What are the responsibilities and job description for the GenAI Data Automation Engineer position at Aptonet?
Title: GenAI Data Automation Engineer
Location: Remote (Gaithersburg, MD/DC area)
Rate: 50 USD hr W2
U.S. Citizenship required
Role Summary
Seeking a GenAI Data Automation Engineer to design and implement AI-driven automation solutions across AWS and Azure hybrid environments. This role supports mission-critical analytics, reporting, and customer engagement platforms through scalable data pipelines, cloud services, enterprise tools, and Generative AI.
Position Type: Remote with quarterly travel to Gaithersburg, MD / DC area
Work Location: REMOTE — Quarterly travel to Gaithersburg, MD for team activities
Program: Federal Trade Commission SNS
Key Responsibilities
- Design and maintain data pipelines in AWS using S3, RDS/SQL Server, Glue, Lambda, EMR, DynamoDB, and Step Functions.
- Develop ETL/ELT processes across DynamoDB → SQL Server (AWS) and AWS ↔ Azure SQL systems.
- Integrate AWS Connect and Nice inContact CRM data into enterprise data pipelines for analytics and reporting.
- Engineer and enhance ingestion pipelines with Apache Spark, Flume, and Kafka for real-time and batch processing into Apache Solr and AWS Open Search.
- Create automated processes for vector generation and embedding from unstructured data to support Generative AI models.
- Automate data quality checks, metadata tagging, and lineage tracking.
- Enhance ingestion/ETL with LLM-assisted transformation and anomaly detection.
- Build conversational BI interfaces that allow natural language access to Solr and SQL data.
- Develop AI-powered copilots for pipeline monitoring and automated troubleshooting.
- Implement SQL Server stored procedures, indexing, query optimization, profiling, and execution plan tuning.
- Apply CI/CD best practices using GitHub, Jenkins, or Azure DevOps.
- Ensure security and compliance through IAM, KMS encryption, VPC isolation, RBAC, and firewalls.
- Support Agile DevOps processes with sprint-based delivery of pipeline and AI-enabled features.
Required Technical Skills
- LLM and Generative AI frameworks using AWS Bedrock, Azure OpenAI, or open source platforms.

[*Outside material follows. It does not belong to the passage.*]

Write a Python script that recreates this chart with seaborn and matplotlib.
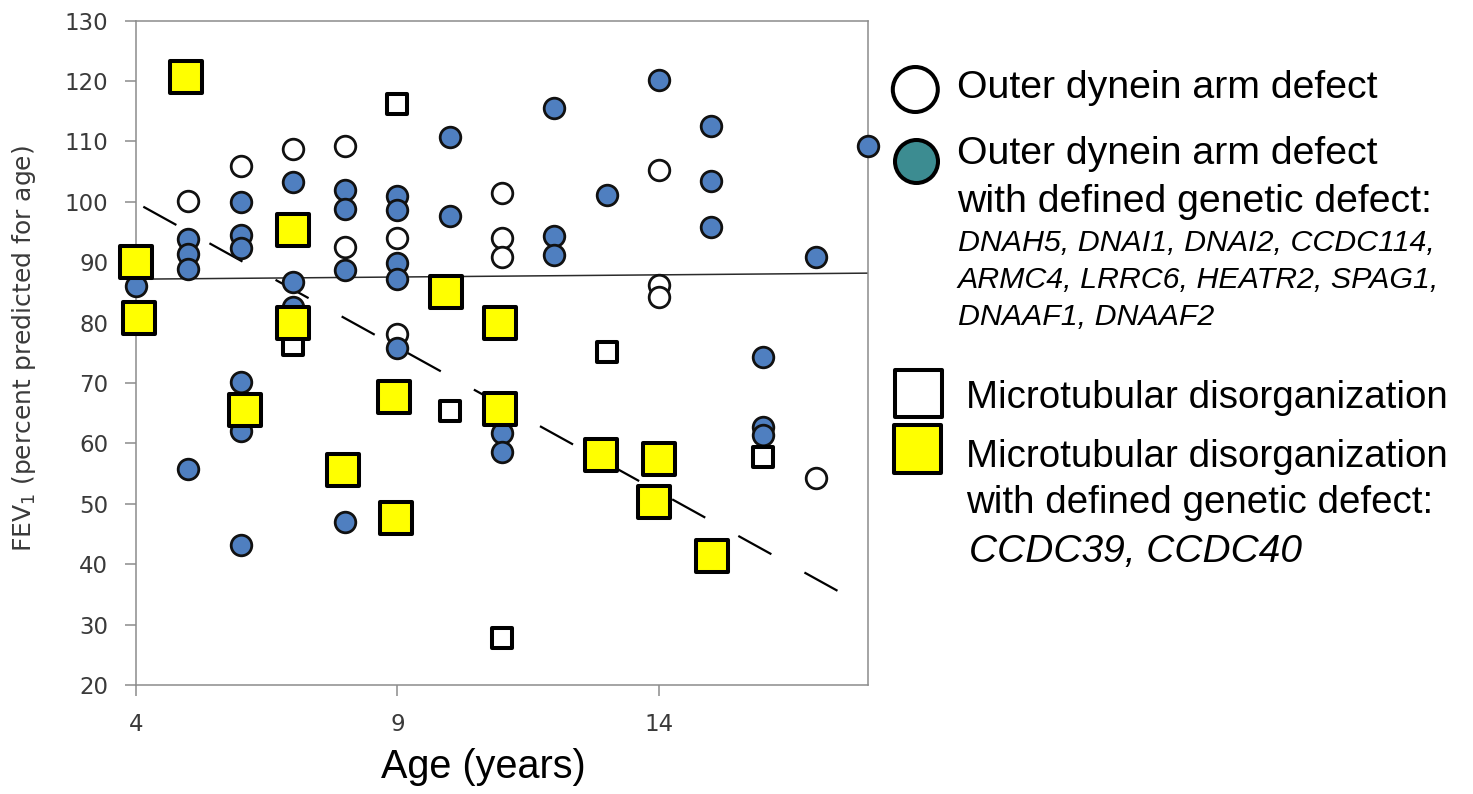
import numpy as np
import pandas as pd
import matplotlib
matplotlib.use("Agg")
import matplotlib.pyplot as plt
from matplotlib.patches import Circle, Rectangle
import seaborn as sns

# ---------------- data ----------------
# Outer dynein arm defect (open circles)
odad_age = [5, 6, 7, 8, 8, 9, 9, 11, 11, 11, 14, 14, 14, 17]
odad_fev = [100.1, 106.0, 108.7, 109.3, 92.6, 94.0, 78.2, 101.4, 94.1, 90.8,
            105.2, 86.2, 84.3, 54.3]

# Outer dynein arm defect with defined genetic defect (blue circles)
odad_gen_age = [4, 5, 5, 5, 5, 6, 6, 6, 6, 6, 6, 7, 7, 7, 8, 8, 8, 8,
                9, 9, 9, 9, 9, 10, 10, 11, 11, 12, 12, 12, 13, 14,
                15, 15, 15, 16, 16, 16, 17, 18]
odad_gen_fev = [86.1, 93.8, 91.4, 88.9, 55.8, 100.0, 94.5, 92.4, 70.1, 62.0, 43.1,
                103.3, 86.8, 82.6, 102.0, 98.8, 88.8, 47.0,
                100.9, 98.7, 89.8, 87.2, 75.8, 110.8, 97.6, 61.7, 58.6,
                115.5, 94.4, 91.2, 101.1, 120.2, 112.6, 103.5, 95.9,
                74.3, 62.8, 61.4, 90.8, 109.3]

# Microtubular disorganization (open squares)
md_age = [7, 9, 10, 11, 13, 16]
md_fev = [76.3, 116.2, 65.4, 27.8, 75.2, 57.7]

# Microtubular disorganization with defined genetic defect (yellow squares)
md_gen_age = [4.0, 4.05, 4.95, 6.08, 7.0, 7.0, 7.96, 8.94, 8.98, 9.93,
              10.96, 10.96, 12.9, 14.0, 13.9, 15.02]
md_gen_fev = [90.0, 80.7, 120.7, 65.6, 95.3, 79.9, 55.6, 67.7, 47.6, 85.1,
              80.0, 65.7, 58.1, 57.4, 50.3, 41.3]

# Trend lines (end points)
solid_trend_age = [4.0, 18.0]
solid_trend_fev = [87.2, 88.2]
dashed_trend_age = [4.14, 17.5]
dashed_trend_fev = [99.2, 35.2]

x_ticks = [4, 9, 14]
y_ticks = [20, 30, 40, 50, 60, 70, 80, 90, 100, 110, 120, 130]

legend_main = ["Outer dynein arm defect",
               "Outer dynein arm defect",
               "with defined genetic defect:",
               "Microtubular disorganization",
               "Microtubular disorganization",
               "with defined genetic defect:"]
legend_genes_odad = ["DNAH5, DNAI1, DNAI2, CCDC114,",
                     "ARMC4, LRRC6, HEATR2, SPAG1,",
                     "DNAAF1, DNAAF2"]
legend_genes_md = "CCDC39, CCDC40"

# ---------------- style ----------------
sns.set_theme(style="white")
plt.rcParams['font.family'] = ['DejaVu Sans']

W, H = 1473, 794
fig = plt.figure(figsize=(W / 100, H / 100), dpi=100)
fig.patch.set_facecolor("white")

ax_l, ax_r, ax_t, ax_b = 136, 868, 20.7, 685
ax = fig.add_axes([ax_l / W, 1 - ax_b / H, (ax_r - ax_l) / W, (ax_b - ax_t) / H])

BLUE = "#4f7fc0"
EDGE = "#111111"

# trend lines
sns.lineplot(x=solid_trend_age, y=solid_trend_fev, ax=ax, color="#2b2b2b",
             linewidth=1.1, zorder=1)
sns.lineplot(x=dashed_trend_age, y=dashed_trend_fev, ax=ax, color="black",
             linewidth=1.6, zorder=1)
ax.lines[-1].set_dashes([17, 17])

# points
sns.scatterplot(x=odad_age, y=odad_fev, ax=ax, marker="o", s=220,
                color="white", edgecolor=EDGE, linewidth=2.0, zorder=3,
                clip_on=False)
sns.scatterplot(x=odad_gen_age, y=odad_gen_fev, ax=ax, marker="o", s=220,
                color=BLUE, edgecolor=EDGE, linewidth=2.0, zorder=4,
                clip_on=False)
sns.scatterplot(x=md_age, y=md_fev, ax=ax, marker="s", s=205,
                color="white", edgecolor="black", linewidth=2.9, zorder=5,
                clip_on=False)
sns.scatterplot(x=md_gen_age, y=md_gen_fev, ax=ax, marker="s", s=550,
                color="#ffff00", edgecolor="black", linewidth=2.9, zorder=6,
                clip_on=False)

ax.set_xlim(4, 18)
ax.set_ylim(20, 130)
ax.set_xticks(x_ticks)
ax.set_yticks(y_ticks)
ax.grid(False)
for sp in ax.spines.values():
    sp.set_visible(True)
    sp.set_color("#8c8c8c")
    sp.set_linewidth(1.1)
ax.tick_params(axis="both", direction="out", length=8, width=1.1,
               color="#8c8c8c", labelsize=16.5, labelcolor="#3a3a3a", pad=12)
ax.tick_params(axis="x", bottom=True)
ax.tick_params(axis="y", left=True)

ax.set_ylabel(r"FEV$_1$ (percent predicted for age)", fontsize=18,
              color="#3a3a3a")
ax.yaxis.set_label_coords(-0.134, 0.506)
ax.set_xlabel("Age (years)", fontsize=28.5, family="Liberation Sans",
              color="black")
ax.xaxis.set_label_coords(0.474, -0.095)

# ---------------- custom legend (pixel coordinates) ----------------
lax = fig.add_axes([0, 0, 1, 1])
lax.set_xlim(0, W)
lax.set_ylim(H, 0)
lax.axis("off")
lax.patch.set_alpha(0)

lax.add_patch(Circle((915.3, 89.5), 22.5, facecolor="white", edgecolor="black", lw=2.9))
lax.add_patch(Circle((916.5, 161.5), 21.5, facecolor="#3c8c91", edgecolor="black", lw=2.9))
lax.add_patch(Rectangle((918.3 - 23.5, 393.5 - 23.5), 47, 47, facecolor="white",
                        edgecolor="black", lw=2.9, joinstyle="round"))
lax.add_patch(Rectangle((917.5 - 23.5, 449 - 24), 47, 48, facecolor="#ffff00",
                        edgecolor="black", lw=2.9, joinstyle="round"))

main_font = dict(family="Liberation Sans", fontsize=28.3, color="black", va="baseline", ha="left")
lax.text(957, 98.3, legend_main[0], **main_font)
lax.text(957, 164.0, legend_main[1], **main_font)
lax.text(957, 211.7, legend_main[2], **main_font)
gene_font = dict(family="Liberation Sans", fontsize=21.9, style="italic",
                 color="black", va="baseline", ha="left")
for txt, yb in zip(legend_genes_odad, [250.7, 288.3, 325.0]):
    lax.text(958, yb, txt, **gene_font)

main_font2 = dict(main_font, fontsize=27.7)
lax.text(966, 408.3, legend_main[3], **main_font2)
lax.text(966, 466.7, legend_main[4], **main_font2)
lax.text(966, 513.3, legend_main[5], **main_font2)
lax.text(969, 561.7, legend_genes_md, family="Liberation Sans", fontsize=28,
         style="italic", color="black", va="baseline", ha="left")

fig.savefig("out.png", dpi=100, facecolor="white")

- AWS Bedrock, Amazon Q, Azure OpenAI, Hugging Face, and LangChain.
- SQL, SSIS, Python, Spark, Bash, Power shell, AWS/Azure CLIs.

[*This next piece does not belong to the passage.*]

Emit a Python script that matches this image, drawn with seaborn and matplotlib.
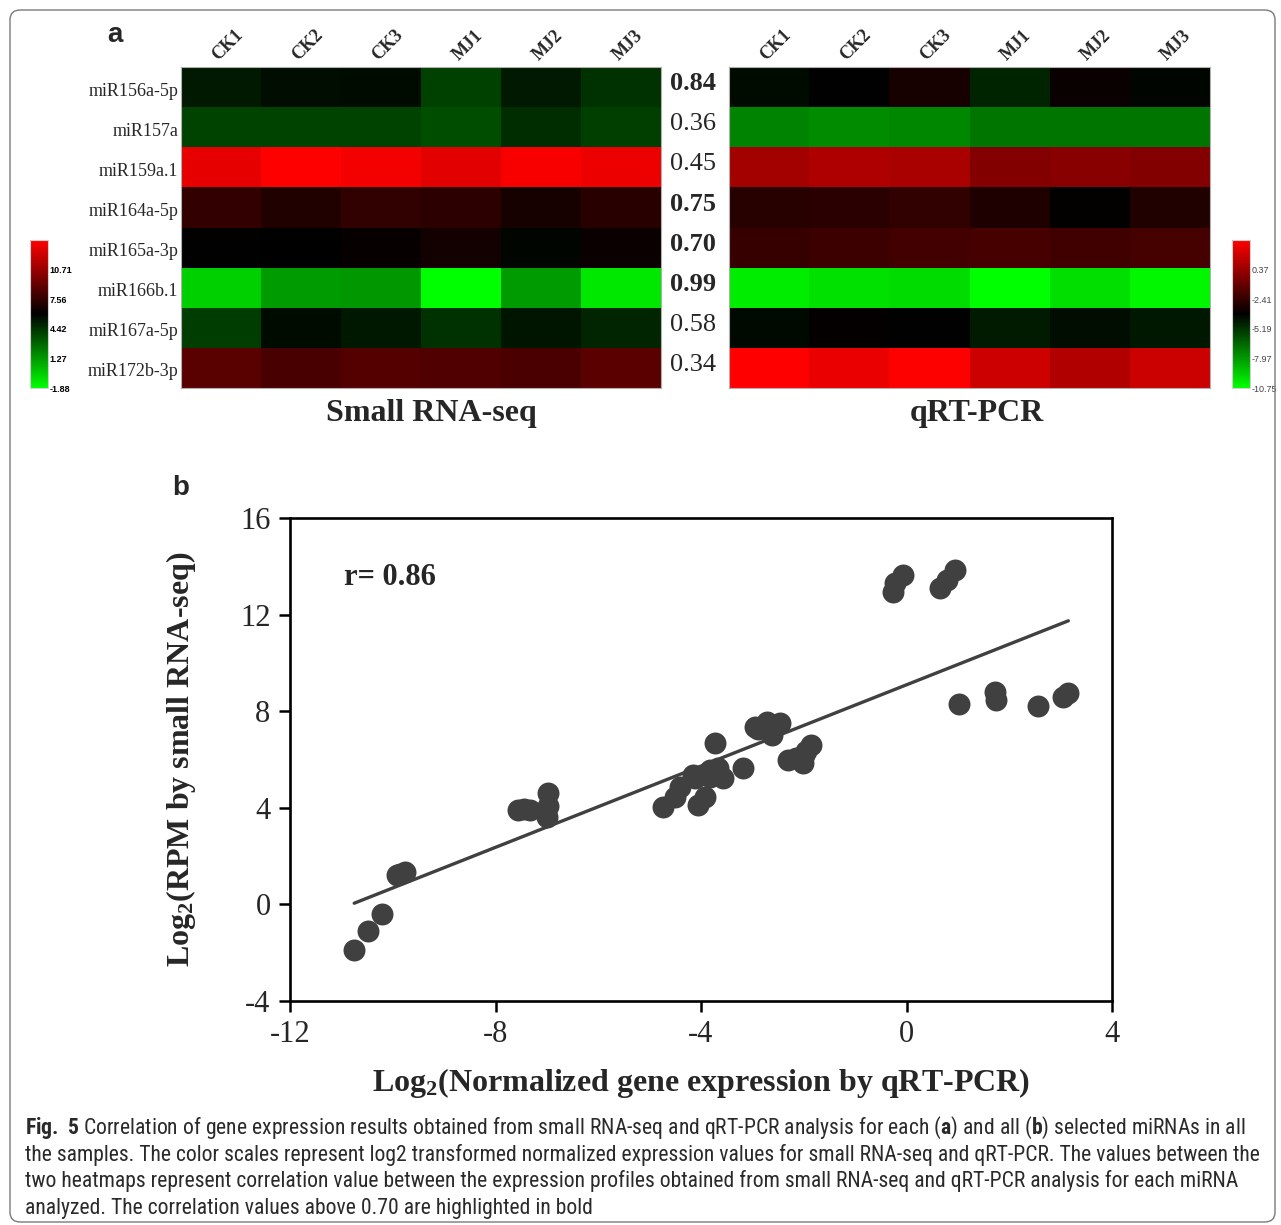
import numpy as np
import pandas as pd
import seaborn as sns
import matplotlib.pyplot as plt
from matplotlib import font_manager
from matplotlib.colors import LinearSegmentedColormap
from matplotlib.patches import FancyBboxPatch
from matplotlib.transforms import ScaledTranslation

# data
mirnas = ['miR156a-5p', 'miR157a', 'miR159a.1', 'miR164a-5p',
          'miR165a-3p', 'miR166b.1', 'miR167a-5p', 'miR172b-3p']
samples = ['CK1', 'CK2', 'CK3', 'MJ1', 'MJ2', 'MJ3']

# log2 RPM by small RNA-seq (rows = miRNAs, cols = samples)
rnaseq = [
    [5.22, 5.57, 5.64, 4.02, 5.22, 4.46],
    [3.91, 3.91, 3.95, 3.63, 4.60, 4.07],
    [13.09, 13.86, 13.43, 12.95, 13.64, 13.30],
    [7.57, 7.01, 7.50, 7.36, 6.67, 7.25],
    [5.98, 6.05, 6.20, 6.60, 5.84, 6.35],
    [-0.39, 1.22, 1.34, -1.88, 1.25, -1.10],
    [4.12, 5.64, 5.29, 4.46, 5.35, 4.87],
    [8.74, 8.23, 8.60, 8.46, 8.30, 8.81],
]
# log2 normalized expression by qRT-PCR
qpcr = [
    [-4.12, -3.82, -3.18, -4.73, -3.57, -3.92],
    [-7.33, -7.56, -7.45, -7.00, -6.97, -6.97],
    [0.65, 0.94, 0.78, -0.26, -0.06, -0.23],
    [-2.72, -2.62, -2.46, -2.95, -3.73, -2.90],
    [-2.30, -2.15, -2.00, -1.85, -2.01, -1.95],
    [-10.21, -9.92, -9.76, -10.75, -9.85, -10.48],
    [-4.05, -3.66, -3.82, -4.51, -4.15, -4.41],
    [3.15, 2.56, 3.05, 1.75, 1.02, 1.72],
]
corr = [0.84, 0.36, 0.45, 0.75, 0.70, 0.99, 0.58, 0.34]
r_all = 0.86

caption = [
    r"$\mathbf{Fig.}$ $\mathbf{5}$ Correlation of gene expression results obtained from small RNA-seq and qRT-PCR analysis for each ($\mathbf{a}$) and all ($\mathbf{b}$) selected miRNAs in all",
    "the samples. The color scales represent log2 transformed normalized expression values for small RNA-seq and qRT-PCR. The values between the",
    "two heatmaps represent correlation value between the expression profiles obtained from small RNA-seq and qRT-PCR analysis for each miRNA",
    "analyzed. The correlation values above 0.70 are highlighted in bold",
]


def pick_family(cands):
    # first candidate that has both a regular and a bold face installed
    faces = {}
    for f in font_manager.fontManager.ttflist:
        faces.setdefault(f.name, set()).add(f.weight)
    for c in cands:
        ws = faces.get(c, set())
        if any(w in (700, 'bold') for w in ws) and any(w in (400, 'normal', 'regular') for w in ws):
            return c
    return 'DejaVu Sans'


cap_font = pick_family(['Roboto Condensed', 'Liberation Sans Narrow', 'Open Sans Condensed',
                        'Roboto', 'Open Sans', 'Noto Sans', 'Lato', 'Liberation Sans'])

sns.set_style('ticks')
plt.rcParams['font.family'] = ['Liberation Serif', 'DejaVu Serif']
plt.rcParams['axes.unicode_minus'] = False
plt.rcParams['mathtext.fontset'] = 'custom'
plt.rcParams['mathtext.default'] = 'regular'
plt.rcParams['mathtext.bf'] = cap_font + ':bold'
plt.rcParams['mathtext.rm'] = cap_font

W, H = 1281, 1225
def box(x0, y0, x1, y1):
    return [x0 / W, 1 - y1 / H, (x1 - x0) / W, (y1 - y0) / H]

fig = plt.figure(figsize=(W / 100, H / 100), dpi=100)
fig.patches.append(FancyBboxPatch((10 / W, 3 / H), 1265 / W, 1212 / H,
                                  boxstyle='round,pad=0,rounding_size=0.008',
                                  transform=fig.transFigure, fill=False,
                                  ec='#7a7a7a', lw=1.0))

cmap = LinearSegmentedColormap.from_list('gkr', ['#00ff00', '#000000', '#ff0000'])

df_rna = pd.DataFrame(rnaseq, index=mirnas, columns=samples)
df_pcr = pd.DataFrame(qpcr, index=mirnas, columns=samples)

ax_rna = fig.add_axes(box(181, 67, 661, 388))
ax_pcr = fig.add_axes(box(729, 67, 1210, 388))
cax_rna = fig.add_axes(box(30, 240, 48, 388))
cax_pcr = fig.add_axes(box(1232, 240, 1250, 388))

for ax, cax, df, lab_col, lab_w in [(ax_rna, cax_rna, df_rna, 'black', 'bold'),
                                    (ax_pcr, cax_pcr, df_pcr, '#444444', 'normal')]:
    lo, hi = df.values.min(), df.values.max()
    sns.heatmap(df, ax=ax, cmap=cmap, vmin=lo, vmax=hi, cbar_ax=cax,
                linewidths=0)
    ax.xaxis.tick_top()
    ax.set_xticklabels(samples, rotation=45, ha='left', va='bottom',
                       rotation_mode='anchor', fontsize=13, weight='bold')
    ax.tick_params(length=0, pad=2)
    ax.set_xlabel('')
    ax.set_ylabel('')
    for s in ax.spines.values():
        s.set_visible(True)
        s.set_edgecolor('#b0b0b0')
        s.set_linewidth(0.8)
    cb = ax.collections[0].colorbar
    ticks = np.linspace(lo, hi, 6)[:-1]
    cb.set_ticks(ticks)
    cb.set_ticklabels(['%.2f' % t for t in ticks])
    cb.ax.tick_params(length=0, pad=1, labelsize=6.5, labelcolor=lab_col)
    for t in cb.ax.get_yticklabels():
        t.set_family('Liberation Sans')
        t.set_weight(lab_w)
    cb.outline.set_edgecolor('#d0d0d0')
    cb.outline.set_linewidth(0.8)

ax_rna.set_yticklabels(mirnas, rotation=0, fontsize=13)
shift = ScaledTranslation(0, -0.04, fig.dpi_scale_trans)
for lbl in ax_rna.get_yticklabels():
    lbl.set_transform(lbl.get_transform() + shift)
ax_pcr.set_yticks([])

for i, c in enumerate(corr):
    ax_rna.text(6.4, i + 0.42, '%.2f' % c, ha='center', va='center', fontsize=19,
                weight='bold' if c >= 0.70 else 'normal', clip_on=False)

fig.text(431 / W, 1 - 413 / H, 'Small RNA-seq', ha='center', va='center',
         fontsize=23, weight='bold')
fig.text(977 / W, 1 - 413 / H, 'qRT-PCR', ha='center', va='center',
         fontsize=23, weight='bold')
fig.text(115 / W, 1 - 35 / H, 'a', ha='center', va='center', fontsize=20,
         weight='bold', family='Liberation Sans')
fig.text(181 / W, 1 - 488 / H, 'b', ha='center', va='center', fontsize=20,
         weight='bold', family='Liberation Sans')

# scatter panel
ax_sc = fig.add_axes(box(290, 518, 1112, 1001))
x_all = np.ravel(qpcr)
y_all = np.ravel(rnaseq)
sns.regplot(x=x_all, y=y_all, ax=ax_sc, ci=None,
            scatter_kws=dict(s=250, color='#404040', alpha=1, linewidths=0),
            line_kws=dict(color='#404040', lw=2.4))
ax_sc.set_xlim(-12, 4)
ax_sc.set_ylim(-4, 16)
ax_sc.set_xticks([-12, -8, -4, 0, 4])
ax_sc.set_yticks([-4, 0, 4, 8, 12, 16])
ax_sc.tick_params(labelsize=22, length=8, width=1.8, direction='out',
                  color='black', pad=6)
for s in ax_sc.spines.values():
    s.set_linewidth(1.9)
    s.set_color('black')
ax_sc.set_xlabel('Log$_2$(Normalized gene expression by qRT-PCR)',
                 fontsize=23, weight='bold', labelpad=12)
ax_sc.set_ylabel('Log$_2$(RPM by small RNA-seq)', fontsize=23,
                 weight='bold', labelpad=30)
ax_sc.text(-10.95, 13.55, 'r= %.2f' % r_all, ha='left', va='center',
           fontsize=22, weight='bold')

# caption, sized so the first line spans the box like the original
renderer = fig.canvas.get_renderer()
cap_texts = []
for k, line in enumerate(caption):
    cap_texts.append(fig.text(25 / W, 1 - (1128 + 26.7 * k) / H, line, ha='left',
                              va='center', fontsize=12, family=cap_font,
                              color='#2a2a2a'))
w0 = cap_texts[0].get_window_extent(renderer).width
size = 12 * 1220 / w0
for t in cap_texts:
    t.set_fontsize(size)

fig.savefig('out.png', dpi=100)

- AWS services including S3, RDS/SQL Server, Glue, Lambda, EMR, and DynamoDB.
- Apache Flume, Kafka, and Solr.
- REST API integration in data pipelines and workflows.
- JIRA, GitHub, Azure DevOps, and Jenkins.
- SQL Server stored procedures, indexing, query optimization, profiling, and execution plan tuning.
- GenAI Ops pipelines, including model deployment, monitoring, retraining, and lifecycle management for LLMs and AI-enabled data workflows.
- IAM, KMS encryption, VPC isolation, RBAC, and firewalls.
Qualifications & Experience
- BS in Computer Science or related field.
- 2 years of data engineering and automation experience.
- Strong troubleshooting and performance optimization skills in SQL, Spark, or other data engineering solutions.
- Good communication and presentation skills.
- U.S. Citizenship required.
- Ability to obtain Public Trust clearance.
- Start prior to clearance completion is not permissible.
- Standard work hours; Eastern or Central timezone candidate preferred.